Hartman, who had worked for various Justice Department components for almost two decades, oversaw news releases and media responses related to the Jan. 6 prosecutions, which was the largest investigation in FBI history, involving more than 1,500 defendants.
“I was never given an explanation for my termination," Hartman told NBC News. "Based on my performance reviews, which have always been outstanding, I have to believe that something else was driving this. The bottom line is this, in my mind, amounts to psychological terrorism. You are removing people who were good or excellent at their jobs with no explanation.”
The lawyers on the lawsuit are Abbe Lowell, Norm Eisen, Heidi Burakiewicz and Mark Zaid, a whistleblower attorney who has been targeted by the Trump administration, which stripped his security clearance after Trump named him in an executive order. Zaid has since sued.
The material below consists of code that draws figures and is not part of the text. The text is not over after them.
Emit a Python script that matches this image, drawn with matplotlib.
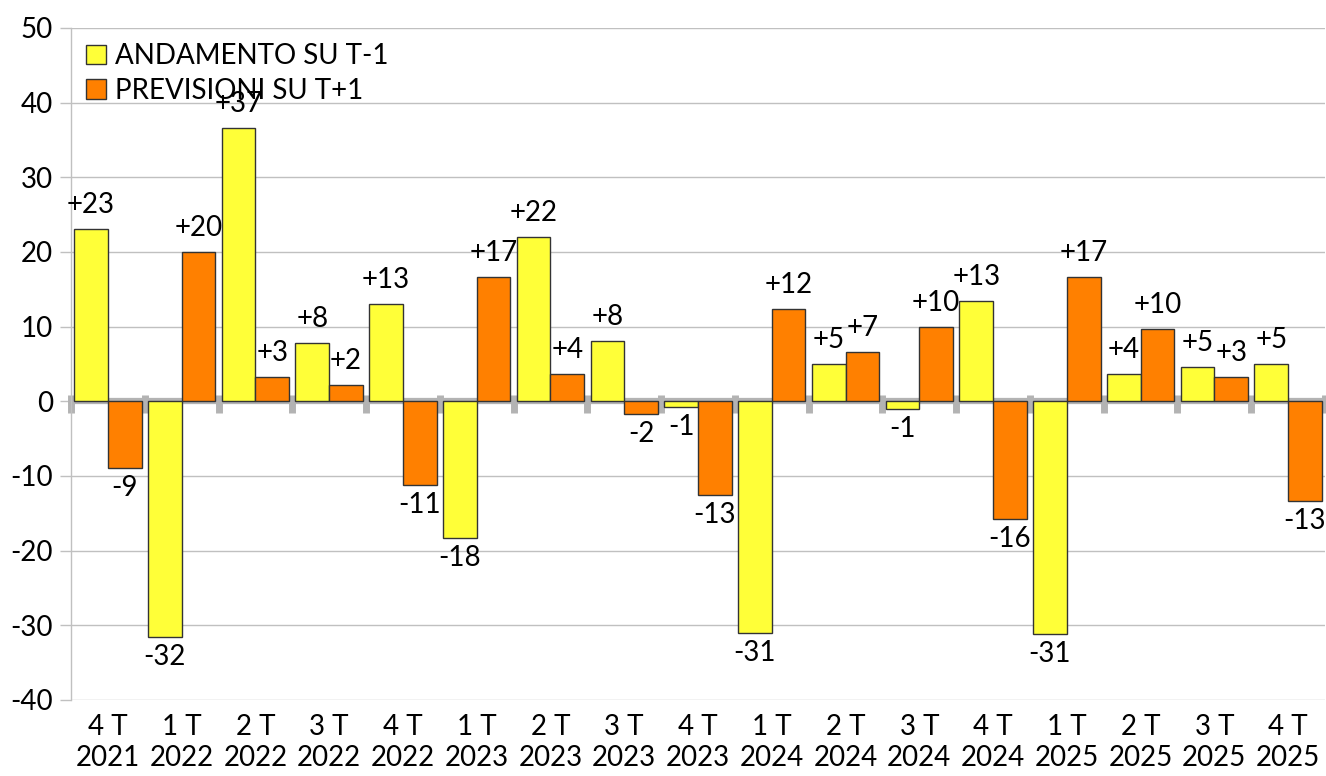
import matplotlib
matplotlib.use("Agg")
import matplotlib.pyplot as plt
import numpy as np
from matplotlib.patches import Patch

categories = ["4 T\n2021", "1 T\n2022", "2 T\n2022", "3 T\n2022", "4 T\n2022",
              "1 T\n2023", "2 T\n2023", "3 T\n2023", "4 T\n2023", "1 T\n2024",
              "2 T\n2024", "3 T\n2024", "4 T\n2024", "1 T\n2025", "2 T\n2025",
              "3 T\n2025", "4 T\n2025"]
andamento = [23.1, -31.6, 36.6, 7.8, 13.0, -18.3, 22.0, 8.1, -0.7, -31.0,
             5.0, -1.0, 13.4, -31.2, 3.7, 4.6, 5.0]
previsioni = [-8.9, 20.0, 3.2, 2.2, -11.2, 16.7, 3.6, -1.7, -12.6, 12.4,
              6.6, 10.0, -15.7, 16.6, 9.7, 3.3, -13.4]
series_names = ["ANDAMENTO SU T-1", "PREVISIONI SU T+1"]
yticks = [-40, -30, -20, -10, 0, 10, 20, 30, 40, 50]

plt.rcParams['font.family'] = ['Lato', 'DejaVu Sans']
FS = 20

fig = plt.figure(figsize=(13.26, 7.76), dpi=100)
ax = fig.add_axes([71/1326, 1-700/776, (1325-71)/1326, (700-28)/776])

x = np.arange(len(categories))
w = 0.457
yellow = "#ffff38"
orange = "#ff8000"

b1 = ax.bar(x - w/2, andamento, w, color=yellow, edgecolor="#333333", linewidth=1.0, zorder=3)
b2 = ax.bar(x + w/2, previsioni, w, color=orange, edgecolor="#333333", linewidth=1.0, zorder=3)

ax.set_xlim(-0.5, len(categories) - 0.5)
ax.set_ylim(-40, 50)
ax.set_yticks(yticks)
ax.set_yticklabels([str(t) for t in yticks], fontsize=FS)
ax.yaxis.grid(True, color="#c0c0c0", linewidth=1.0, zorder=0)
ax.set_axisbelow(True)

for s in ["top", "right", "bottom"]:
    ax.spines[s].set_visible(False)
ax.spines["left"].set_color("#c0c0c0")
ax.spines["left"].set_linewidth(1.0)
ax.tick_params(axis="y", length=8, color="#c0c0c0", width=1.0, pad=5)

ax.set_xticks(x)
ax.set_xticklabels(categories, fontsize=FS, linespacing=1.25)
ax.tick_params(axis="x", length=0, pad=10)

# zero axis line with category-boundary tick marks
ax.axhline(0, color="#b3b3b3", linewidth=4.5, zorder=2)
bounds = np.arange(len(categories) + 1) - 0.5
for bx in bounds:
    ax.plot([bx, bx], [0.9, -1.6], color="#b3b3b3", linewidth=5,
            solid_capstyle="butt", zorder=2, clip_on=False)

def label(bars, vals):
    for rect, v in zip(bars, vals):
        cx = rect.get_x() + rect.get_width()/2
        r = int(np.floor(abs(v) + 0.5)) * (1 if v >= 0 else -1)
        txt = "%+d" % r if r != 0 else "0"
        if v >= 0:
            ax.annotate(txt, (cx, v), xytext=(0, 8), textcoords="offset points",
                        ha="center", va="bottom", fontsize=FS, zorder=5)
        else:
            ax.annotate(txt, (cx, v), xytext=(0, -5), textcoords="offset points",
                        ha="center", va="top", fontsize=FS, zorder=5)

label(b1, andamento)
label(b2, previsioni)

handles = [Patch(facecolor=yellow, edgecolor="#333333", linewidth=1.0),
           Patch(facecolor=orange, edgecolor="#333333", linewidth=1.0)]
leg = ax.legend(handles, series_names, loc="upper left", frameon=False, fontsize=FS,
                handlelength=0.7, handleheight=0.7, handletextpad=0.35,
                labelspacing=0.3, borderaxespad=0.15, bbox_to_anchor=(0.0, 1.0))
leg.set_zorder(4)

fig.savefig("out.png", dpi=100)
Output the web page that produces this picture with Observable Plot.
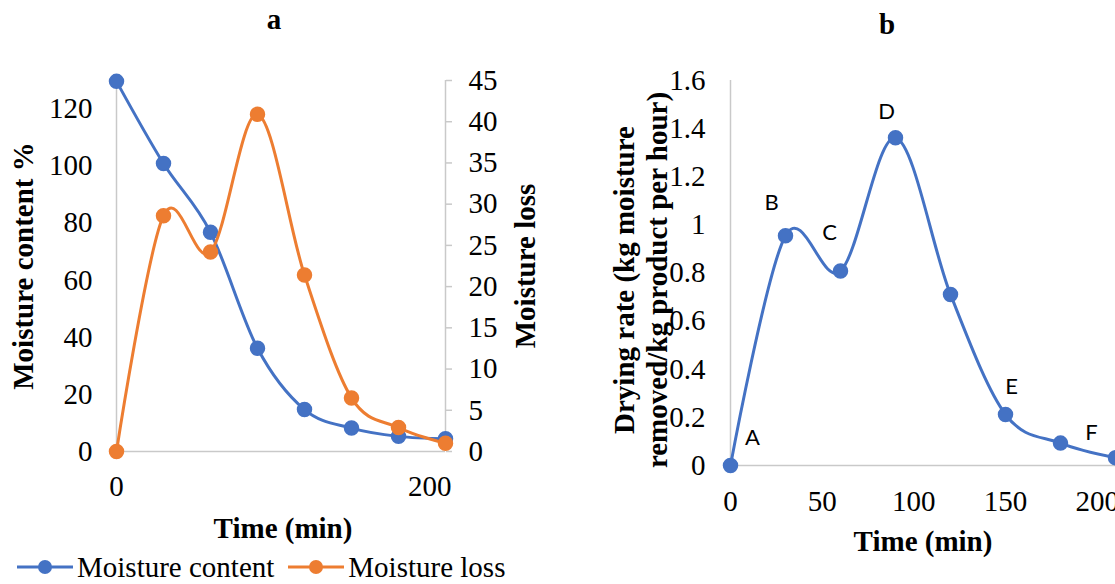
<!DOCTYPE html>
<html><head><meta charset="utf-8">
<script src="https://cdn.jsdelivr.net/npm/d3@7"></script>
<script src="https://cdn.jsdelivr.net/npm/@observablehq/plot@0.6"></script>
<style>
body{margin:0;background:#fff;}
#wrap{position:relative;width:1115px;height:584px;overflow:hidden;background:#fff;font-family:"Liberation Serif","Times New Roman",serif;}
#pa{position:absolute;left:0;top:0;}
#pb{position:absolute;left:560px;top:0;}
#legend{position:absolute;left:17px;top:550px;height:34px;display:flex;align-items:center;font-size:29px;line-height:34px;color:#000;white-space:nowrap;}
#legend .item{display:flex;align-items:center;margin-right:14px;}
#legend svg{display:block;margin-right:4px;}
</style></head>
<body><div id="wrap"><div id="pa"></div><div id="pb"></div><div id="legend"></div></div>
<script>
// ---- data ----
const time = [0, 30, 60, 90, 120, 150, 180, 210];
const moistureContent = [129.7, 100.9, 76.8, 36.2, 14.7, 8.2, 5.3, 4.5];
const moistureLoss = [0, 28.6, 24.2, 40.9, 21.4, 6.5, 2.9, 1.0];
const dryingRate = [0, 0.955, 0.808, 1.362, 0.711, 0.212, 0.093, 0.032];
const stageLabels = ["A", "B", "C", "D", null, "E", "F", null];
const leftTicksA = [0, 20, 40, 60, 80, 100, 120];
const rightTicksA = [0, 5, 10, 15, 20, 25, 30, 35, 40, 45];
const xTicksA = [0, 200];
const xTicksB = [0, 50, 100, 150, 200];
const yTicksB = [0, 0.2, 0.4, 0.6, 0.8, 1, 1.2, 1.4, 1.6];
const seriesNames = ["Moisture content", "Moisture loss"];

// ---- style / layout ----
const BLUE = "#4472C4", ORANGE = "#ED7D31", GRID = "#c9c9c9";
const SERIF = "Liberation Serif, Times New Roman, serif";
const FS = 29;
const leftMax = 130, rightMax = 45, k = leftMax / rightMax;
const labelOffsets = {A: [22, -28], B: [-14, -33], C: [-11, -38], D: [-9, -26], E: [6, -28], F: [31, -10]};

const rowsA = time.map((t, i) => ({t, mc: moistureContent[i], ml: moistureLoss[i] * k}));
const rowsB = time.map((t, i) => ({t, r: dryingRate[i], lab: stageLabels[i]}));

const chartA = Plot.plot({
  width: 560, height: 584,
  marginLeft: 116, marginRight: 115, marginTop: 80, marginBottom: 133,
  style: {fontFamily: SERIF, fontSize: FS + "px", background: "white", color: "black", overflow: "visible"},
  x: {domain: [0, 210]},
  y: {domain: [0, leftMax]},
  marks: [
    Plot.ruleX([0], {stroke: GRID, strokeWidth: 1.5}),
    Plot.ruleX([210], {stroke: GRID, strokeWidth: 1.5}),
    Plot.ruleY([0], {stroke: GRID, strokeWidth: 1.5}),
    Plot.axisY(leftTicksA, {anchor: "left", tickSize: 0, tickPadding: 24, label: null, fontSize: FS}),
    Plot.axisY(rightTicksA.map(v => v * k), {anchor: "right", tickSize: 6, stroke: GRID, strokeWidth: 1.5, tickPadding: 17, label: null, fontSize: FS, tickFormat: d => String(Math.round(d / k))}),
    Plot.axisX(xTicksA, {anchor: "bottom", tickSize: 0, tickPadding: 24, label: null, fontSize: FS}),
    Plot.line(rowsA, {x: "t", y: "mc", stroke: BLUE, strokeWidth: 3, curve: "cardinal"}),
    Plot.dot(rowsA, {x: "t", y: "mc", r: 7, fill: BLUE, stroke: BLUE}),
    Plot.line(rowsA, {x: "t", y: "ml", stroke: ORANGE, strokeWidth: 3, curve: "cardinal"}),
    Plot.dot(rowsA, {x: "t", y: "ml", r: 7, fill: ORANGE, stroke: ORANGE}),
    Plot.text(["a"], {frameAnchor: "top", textAnchor: "middle", lineAnchor: "middle", dx: -7, dy: -61, fontWeight: "bold", fontSize: FS, fill: "black"}),
    Plot.text(["Moisture content %"], {frameAnchor: "left", textAnchor: "middle", lineAnchor: "middle", rotate: -90, dx: -93, dy: 0, fontWeight: "bold", fontSize: FS, fill: "black"}),
    Plot.text(["Moisture loss"], {frameAnchor: "right", textAnchor: "middle", lineAnchor: "middle", rotate: -90, dx: 80, dy: 0, fontWeight: "bold", fontSize: FS, fill: "black"}),
    Plot.text(["Time (min)"], {frameAnchor: "bottom", textAnchor: "middle", lineAnchor: "middle", dx: 2, dy: 77, fontWeight: "bold", fontSize: FS, fill: "black"})
  ]
});
document.getElementById("pa").append(chartA);

const labelMarks = rowsB.filter(d => d.lab).map(d =>
  Plot.text([d], {x: "t", y: "r", text: "lab", dx: labelOffsets[d.lab][0], dy: labelOffsets[d.lab][1],
    fontFamily: "Lato, Open Sans, sans-serif", fontSize: 22, fill: "black", lineAnchor: "middle"}));

const chartB = Plot.plot({
  width: 555, height: 584,
  marginLeft: 170, marginRight: 0, marginTop: 80, marginBottom: 119,
  style: {fontFamily: SERIF, fontSize: FS + "px", background: "white", color: "black", overflow: "visible"},
  x: {domain: [0, 210]},
  y: {domain: [0, 1.6]},
  marks: [
    Plot.ruleX([0], {stroke: GRID, strokeWidth: 1.5}),
    Plot.ruleY([0], {stroke: GRID, strokeWidth: 1.5}),
    Plot.axisY(yTicksB, {anchor: "left", tickSize: 0, tickPadding: 25, label: null, fontSize: FS, tickFormat: d => String(+d.toFixed(1))}),
    Plot.axisX(xTicksB, {anchor: "bottom", tickSize: 0, tickPadding: 25, label: null, fontSize: FS}),
    Plot.line(rowsB, {x: "t", y: "r", stroke: BLUE, strokeWidth: 3, curve: "cardinal"}),
    Plot.dot(rowsB, {x: "t", y: "r", r: 7, fill: BLUE, stroke: BLUE}),
    ...labelMarks,
    Plot.text(["b"], {frameAnchor: "top", textAnchor: "middle", lineAnchor: "middle", dx: -36, dy: -56, fontWeight: "bold", fontSize: FS, fill: "black"}),
    Plot.text(["Drying rate (kg moisture\nremoved/kg product per hour)"], {frameAnchor: "left", textAnchor: "middle", lineAnchor: "middle", rotate: -90, dx: -91, dy: 7, lineHeight: 1.14, fontWeight: "bold", fontSize: FS, fill: "black"}),
    Plot.text(["Time (min)"], {frameAnchor: "bottom", textAnchor: "middle", lineAnchor: "middle", dx: 0, dy: 76, fontWeight: "bold", fontSize: FS, fill: "black"})
  ]
});
document.getElementById("pb").append(chartB);

// legend
const legend = document.getElementById("legend");
[[seriesNames[0], BLUE], [seriesNames[1], ORANGE]].forEach(([name, c]) => {
  const item = document.createElement("span");
  item.className = "item";
  item.innerHTML = `<svg width="56" height="20"><line x1="0" y1="10" x2="56" y2="10" stroke="${c}" stroke-width="3"/><circle cx="28" cy="10" r="7" fill="${c}"/></svg><span>${name}</span>`;
  legend.append(item);
});
</script>
</body></html>
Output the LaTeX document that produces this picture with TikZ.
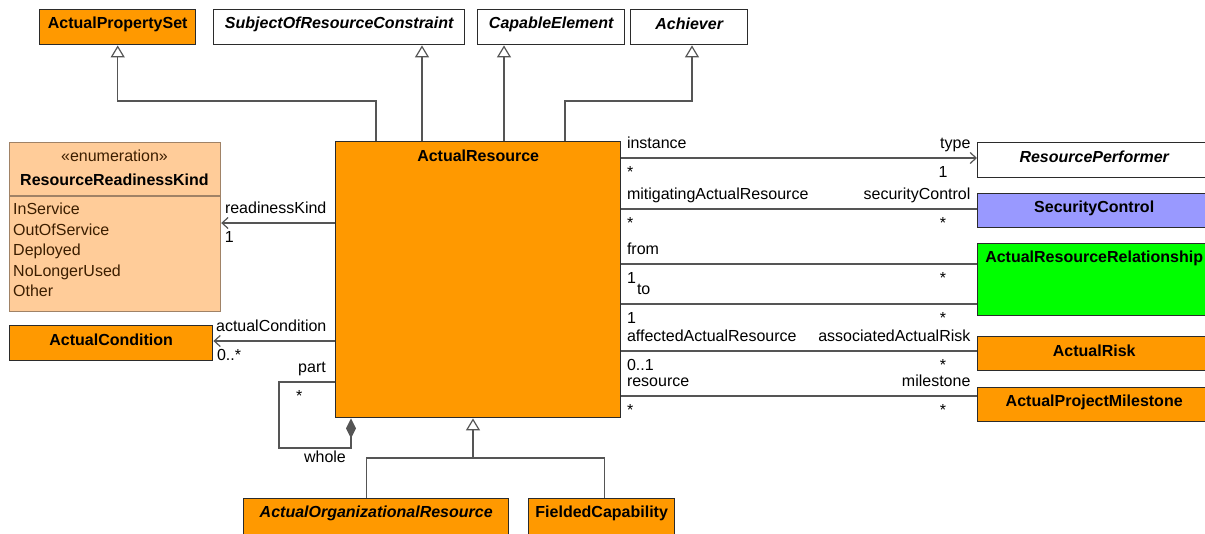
\documentclass[tikz,border=0pt]{standalone}
\usepackage{fontspec}
\setmainfont{Liberation Sans}
\usetikzlibrary{arrows.meta}

\definecolor{umlorange}{HTML}{FF9900}
\definecolor{enumfill}{HTML}{FFCC99}
\definecolor{enumedge}{HTML}{A08266}
\definecolor{enumtext}{HTML}{3C1E00}
\definecolor{sctrl}{HTML}{9999FF}
\definecolor{relgreen}{HTML}{00FF00}
\definecolor{boxline}{HTML}{2B2B2B}
\definecolor{connline}{HTML}{555555}

\begin{document}
\begin{tikzpicture}[x=1pt, y=-1pt,
  every node/.style={font=\fontsize{16}{19}\selectfont, inner sep=0pt},
  clsname/.style={anchor=center, yshift=-15pt, font=\fontsize{16}{19}\selectfont\bfseries},
  cls/.style={draw=boxline, line width=1.4pt, fill=umlorange, anchor=north west,
              minimum height=35pt, label={[clsname]north:#1}},
  conn/.style={draw=connline, line width=1.2pt},
  nav/.style={conn, -{Straight Barb[length=6pt, width=11pt]}},
  gen/.style={conn, -{Triangle[open, length=12pt, width=14pt, fill=white]}},
  rl/.style={anchor=base west, xshift=5pt, yshift=10pt},
  ml/.style={anchor=base west, xshift=5pt, yshift=-19pt},
  rr/.style={anchor=base east, xshift=-6pt, yshift=10pt},
  mr/.style={anchor=base, xshift=-34pt, yshift=-19pt},
  ll/.style={anchor=base east, xshift=-8pt, yshift=10pt},
  lm/.style={anchor=base west, xshift=3pt, yshift=-19pt}
]
  \useasboundingbox (0,0) rectangle (1205,533);

  % generalizations
  \node[cls=ActualPropertySet, minimum width=156pt] (aps) at (39,9) {};
  \node[cls={\itshape SubjectOfResourceConstraint}, fill=white, minimum width=251pt] (sorc) at (213,9) {};
  \node[cls={\itshape CapableElement}, fill=white, minimum width=147pt] (ce) at (477,9) {};
  \node[cls={\itshape Achiever}, fill=white, minimum width=117pt] (ach) at (630,9) {};

  \node[cls=ActualResource, minimum width=285pt, minimum height=276pt] (ar) at (335,141) {};

  % enumeration
  \node[draw=enumedge, line width=1.2pt, fill=enumfill, anchor=north west,
        minimum width=211pt, minimum height=169pt] (rrk) at (9,142) {};
  \node[anchor=base, text=enumtext] (stereo) at (114.5,161) {«enumeration»};
  \node[anchor=base, font=\fontsize{16}{19}\selectfont\bfseries] (rrkname) at (114.5,185.5) {ResourceReadinessKind};
  \draw[draw=enumedge, line width=1.2pt] (rrk.west |- 0,196) -- (rrk.east |- 0,196);
  \foreach \lit [count=\k] in {InService,OutOfService,Deployed,NoLongerUsed,Other}
    \node[anchor=base west, text=enumtext] (lit\k) at (13,194+20.5*\k) {\lit};

  \node[cls=ActualCondition, minimum width=203pt] (ac) at (9,325) {};

  % right hand classes
  \node[cls={\itshape ResourcePerformer}, fill=white, minimum width=233pt] (rp) at (977,142) {};
  \node[cls=SecurityControl, fill=sctrl, minimum width=233pt, minimum height=34pt] (sc) at (977,193) {};
  \node[cls=ActualResourceRelationship, fill=relgreen, minimum width=233pt, minimum height=72pt] (arr) at (977,243) {};
  \node[cls=ActualRisk, minimum width=233pt, minimum height=34pt] (risk) at (977,336) {};
  \node[cls=ActualProjectMilestone, minimum width=233pt, minimum height=34pt] (apm) at (977,387) {};

  % specializations
  \node[cls={\itshape ActualOrganizationalResource}, minimum width=265pt, minimum height=40pt] (aor) at (243,498) {};
  \node[cls=FieldedCapability, minimum width=146pt, minimum height=40pt] (fc) at (528,498) {};

  \draw[gen] ([xshift=41pt]ar.north west) |- (aps.south |- 0,101) -- (aps.south);
  \draw[gen] ([xshift=87pt]ar.north west) -- (sorc.south -| 422,0);
  \draw[gen] ([xshift=169pt]ar.north west) -- (ce.south -| 504,0);
  \draw[gen] ([xshift=230pt]ar.north west) |- (692,101) -- (ach.south -| 692,0);

  \coordinate (gj) at (473,458);
  \draw[gen] ([xshift=-10pt]aor.north) |- (gj) -- (ar.south -| gj);
  \draw[conn] ([xshift=3pt]fc.north) |- (gj);

  % associations, left
  \draw[nav] (ar.west |- 0,223) -- (rrk.east |- 0,223)
    node[pos=0, ll] {readinessKind} node[pos=1, lm] {1};
  \draw[nav] (ar.west |- 0,341) -- (ac.east |- 0,341)
    node[pos=0, ll] {actualCondition} node[pos=1, lm] {0..*};

  \draw[conn, {Diamond[length=20pt, width=10pt]}-] ([xshift=16pt]ar.south west)
    |- (279,448) |- (ar.west |- 0,382);
  \node[anchor=base east] (partlbl) at (326,372) {part};
  \node[anchor=base west] (partmul) at (296,401) {*};
  \node[anchor=base] (wholelbl) at (325,462) {whole};

  % associations, right
  \draw[nav] (ar.east |- 0,158) -- (rp.west |- 0,158)
    node[pos=0, rl] {instance} node[pos=0, ml] {*}
    node[pos=1, rr] {type} node[pos=1, mr] {1};
  \draw[conn] (ar.east |- 0,209) -- (sc.west |- 0,209)
    node[pos=0, rl] {mitigatingActualResource} node[pos=0, ml] {*}
    node[pos=1, rr] {securityControl} node[pos=1, mr] {*};
  \draw[conn] (ar.east |- 0,264) -- (arr.west |- 0,264)
    node[pos=0, rl] {from} node[pos=0, ml] {1} node[pos=1, mr] {*};
  \draw[conn] (ar.east |- 0,304) -- (arr.west |- 0,304)
    node[pos=0, rl, xshift=10pt] {to} node[pos=0, ml] {1} node[pos=1, mr] {*};
  \draw[conn] (ar.east |- 0,351) -- (risk.west |- 0,351)
    node[pos=0, rl] {affectedActualResource} node[pos=0, ml] {0..1}
    node[pos=1, rr] {associatedActualRisk} node[pos=1, mr] {*};
  \draw[conn] (ar.east |- 0,396) -- (apm.west |- 0,396)
    node[pos=0, rl] {resource} node[pos=0, ml] {*}
    node[pos=1, rr] {milestone} node[pos=1, mr] {*};
\end{tikzpicture}
\end{document}
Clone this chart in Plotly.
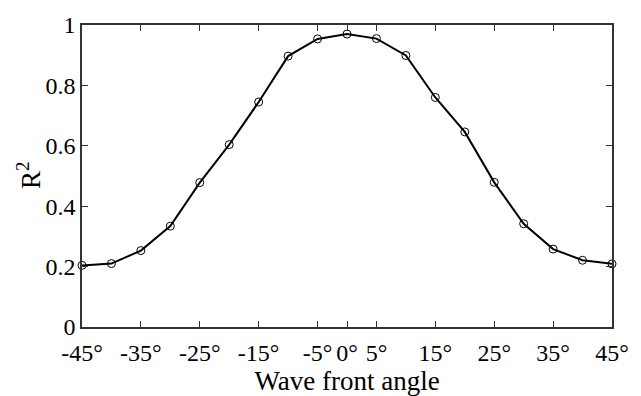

The new administration has fired roughly 200 Justice Department employees, according to Justice Connection, an organization that was set up to support Justice Department employees.
"The way in which these employees have been terminated seems like a pretty clear violation of the Civil Service Protection Act and general constitutional due process protections, and it's been destabilizing for the workforce, because nobody knows when they're going to be next," said Stacey Young, a former Justice Department employee. “I hear from employees all the time who tell me they wake up in the morning terrified that today will be their day. It feels to a lot of them like psychological warfare.”
Gordon was fired the same day two other Jan. 6 prosecutors were fired last month. He’d started out as a state prosecutor in New York City and began his career as a federal prosecutor in January 2017, working in the violent crimes and narcotics section. When he saw what happened on Jan. 6 and the call go out within the Justice Department for assistance prosecuting those involved, he signed up, he told NBC News.
Jason Manning, a former federal prosecutor who worked on Jan. 6 cases, as well, said Gordon executed back-to-back trials "flawlessly" and played a critical role in supporting others in the unit.